De la decisión de Benedicto XVI de renunciar al papado se puede decir cualquier cosa excepto que sea improvisada. Es una decisión hecha, sin duda, desde la fe de un hombre creyente, ortodoxamente creyente, pero es sobre todo una decisión absolutamente racional y racionalizada. No hay un ápice de improvisación en los movimientos que ha hecho Joseph Ratzinger desde el momento del anuncio: todos han sido pensados, estudiados y los mensajes caen donde deben y en el momento preciso.
Al Papa Benedicto XVI le pueden faltar fuerzas, a quién no le faltarían fuerzas a los 86 años para ejercer el liderazgo de la que es quizá la institución más grande y compleja del mundo, pero en ningún momento le ha faltado inteligencia y lucidez. Ratzinger les va a ganar el cónclave a aquellos que él mismo ha denominado como los lobos.

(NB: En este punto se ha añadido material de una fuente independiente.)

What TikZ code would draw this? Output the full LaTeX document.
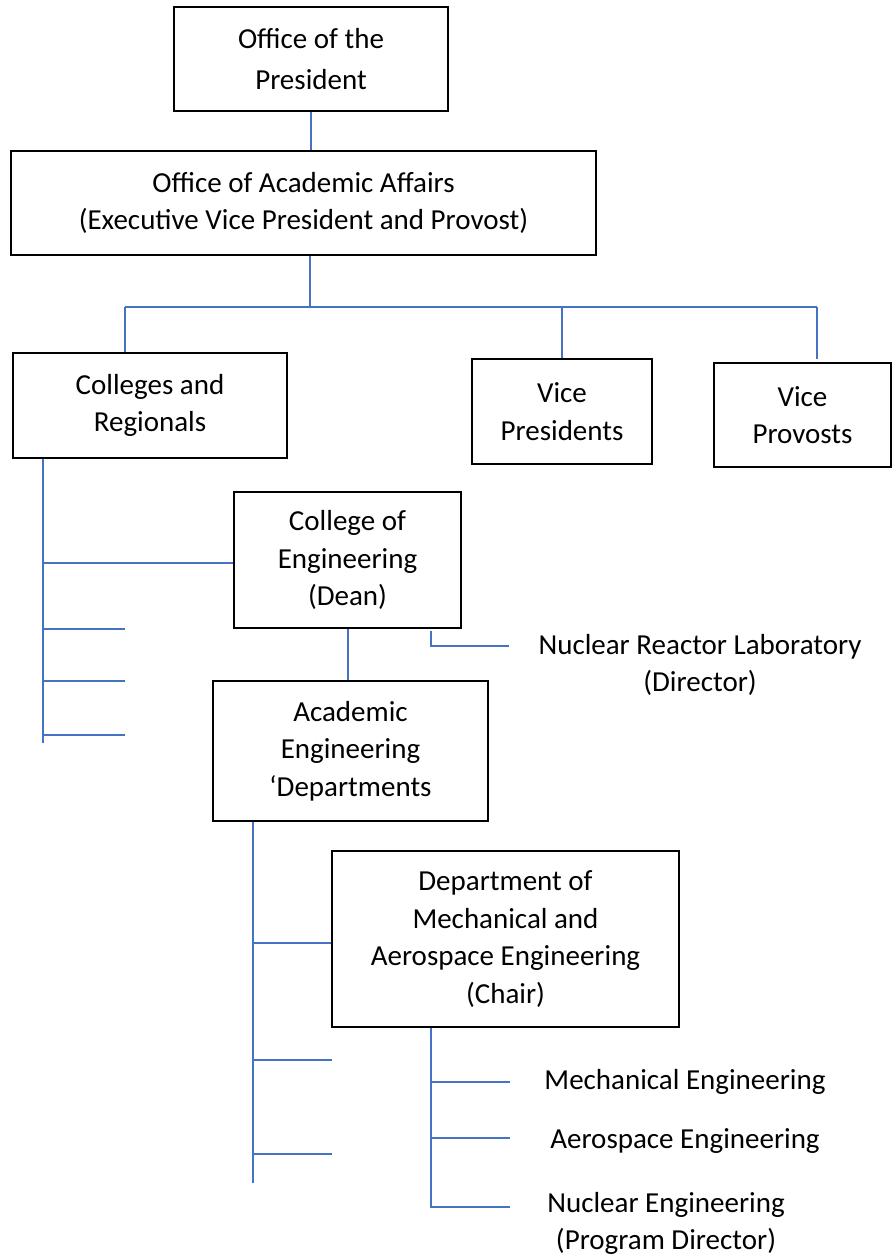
\documentclass[tikz,border=0pt]{standalone}
\usepackage{fontspec}
\setmainfont{Carlito}
\definecolor{linkblue}{HTML}{4472C4}
\newcommand\orgfont{\fontsize{29}{37.5}\selectfont}
\tikzset{
  orgbox/.style={draw=black, line width=1.1pt, inner sep=0pt, align=center, font=\orgfont},
  plaintext/.style={inner sep=0pt, align=center, font=\orgfont},
  link/.style={draw=linkblue, line width=1.6pt}
}
\begin{document}
\begin{tikzpicture}[x=1pt, y=-1pt]
\useasboundingbox[fill=white] (0,0) rectangle (893,1260);

% boxes
\node[orgbox, minimum width=274pt, minimum height=104pt] (pres) at (311,59) {Office of the\\[3pt]President};
\node[orgbox, minimum width=585pt, minimum height=104pt] (aa) at (303.5,203) {Office of Academic Affairs\\(Executive Vice President and Provost)};
\node[orgbox, minimum width=274pt, minimum height=105pt] (colleges) at (150,405.5) {Colleges and\\Regionals};
\node[orgbox, minimum width=180pt, minimum height=105pt] (vp) at (562,411.5) {Vice\\Presidents};
\node[orgbox, minimum width=177pt, minimum height=104pt] (vprov) at (802.5,415) {Vice\\Provosts};
\node[orgbox, minimum width=227pt, minimum height=136pt] (dean) at (347.5,560) {College of\\Engineering\\(Dean)};
\node[orgbox, minimum width=275pt, minimum height=140pt] (acad) at (350.5,751) {Academic\\Engineering\\‘Departments};
\node[orgbox, minimum width=347pt, minimum height=176pt] (dept) at (505.5,939) {Department of\\Mechanical and\\Aerospace Engineering\\(Chair)};

% free texts
\node[plaintext] (nrl) at (700,665) {Nuclear Reactor Laboratory\\(Director)};
\node[plaintext] (mech) at (685,1082) {Mechanical Engineering};
\node[plaintext] (aero) at (685,1141) {Aerospace Engineering};
\node[plaintext] (nuc) at (666,1223.5) {Nuclear Engineering\\(Program Director)};

% president -> academic affairs
\coordinate (pa) at (311,130);
\draw[link] (pa |- pres.south) -- (pa |- aa.north);

% academic affairs bus
\coordinate (busL) at (125,307);
\coordinate (busM) at (310,307);
\coordinate (busR) at (817,307);
\draw[link] (busM |- aa.south) -- (busM);
\draw[link] (busL) -- (busR);
\draw[link] (busL) -- (busL |- colleges.north);
\draw[link] (vp.north |- busL) -- (vp.north);
\coordinate (vprovtop) at (817,359);
\draw[link] (busR) -- (vprovtop);

% colleges branch
\coordinate (cv) at (43,743);
\coordinate (t1) at (125,629);
\coordinate (t2) at (125,681);
\coordinate (t3) at (125,735);
\coordinate (cdean) at (43,563);
\draw[link] (cv |- colleges.south) -- (cv);
\draw[link] (cdean) -- (cdean -| dean.west);
\draw[link] (cv |- t1) -- (t1);
\draw[link] (cv |- t2) -- (t2);
\draw[link] (cv |- t3) -- (t3);

% dean -> academic departments
\coordinate (da) at (348,650);
\draw[link] (da |- dean.south) -- (da |- acad.north);

% dean -> nuclear reactor lab
\coordinate (nrlstart) at (431,631);
\coordinate (nrlend) at (509,646);
\draw[link] (nrlstart) |- (nrlend);

% academic departments branch
\coordinate (av) at (253,1183);
\coordinate (d1) at (332,1060);
\coordinate (d2) at (332,1154);
\coordinate (adept) at (253,943);
\draw[link] (av |- acad.south) -- (av);
\draw[link] (adept) -- (adept -| dept.west);
\draw[link] (av |- d1) -- (d1);
\draw[link] (av |- d2) -- (d2);

% department branch
\coordinate (dv) at (431,1207);
\coordinate (m1) at (510,1082);
\coordinate (m2) at (510,1138);
\coordinate (m3) at (510,1207);
\draw[link] (dv |- dept.south) -- (dv) -- (m3);
\draw[link] (dv |- m1) -- (m1);
\draw[link] (dv |- m2) -- (m2);
\end{tikzpicture}
\end{document}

El primer mensaje que mandó en la misa de Miércoles de Ceniza fue que la Iglesia estaba dividida. No se trata ya de una división entre liberales y conservadores, la Iglesia más abierta, la que pugna por derechos sociales y civiles, por una mayor independencia regional, por estructuras más horizontales, sigue existiendo, pero es cada día menor y sobre todo no tienen representación en los órganos de decisión. Las divisiones entre los jerarcas católicos no son de tipo ideológico ni teológico, es una lucha de poder. Al plantear una sucesión, con él vivo, con este discurso a 30 o 40 días de que arranque el Cónclave, el mensaje es "conmigo o contra mí", una invitación es a cerrar filas con el Papa, el actual y el sucesor.
El último mensaje de Benedicto XVI, enviado ayer en su despedida como arzobispo de Roma, es que la Iglesia es mucho más que la jerarquía, en una alusión directa a los grupos de poder de la curia romana, la burocracia vaticana que controla la Iglesia. Dicho esto anunció su retiro al silencio, un silencio que significa "dije lo que tenía que decir" y nada más debe enturbiarlo. Con su silencio hace más fuertes sus últimas palabras y más claros sus mensajes.
El guardián de la Fe, el hombre recio que impuso desde la Congregación para la Doctrina de la Fe (el otrora Santo Oficio) una visión única y eurocentrista de la Iglesia, prepara ahora su último movimiento para derrotar "a los lobos" y perpetuar por un buen tiempo más su idea de Iglesia. Se esté o no de acuerdo con él, el teólogo resultó ser también un gran político.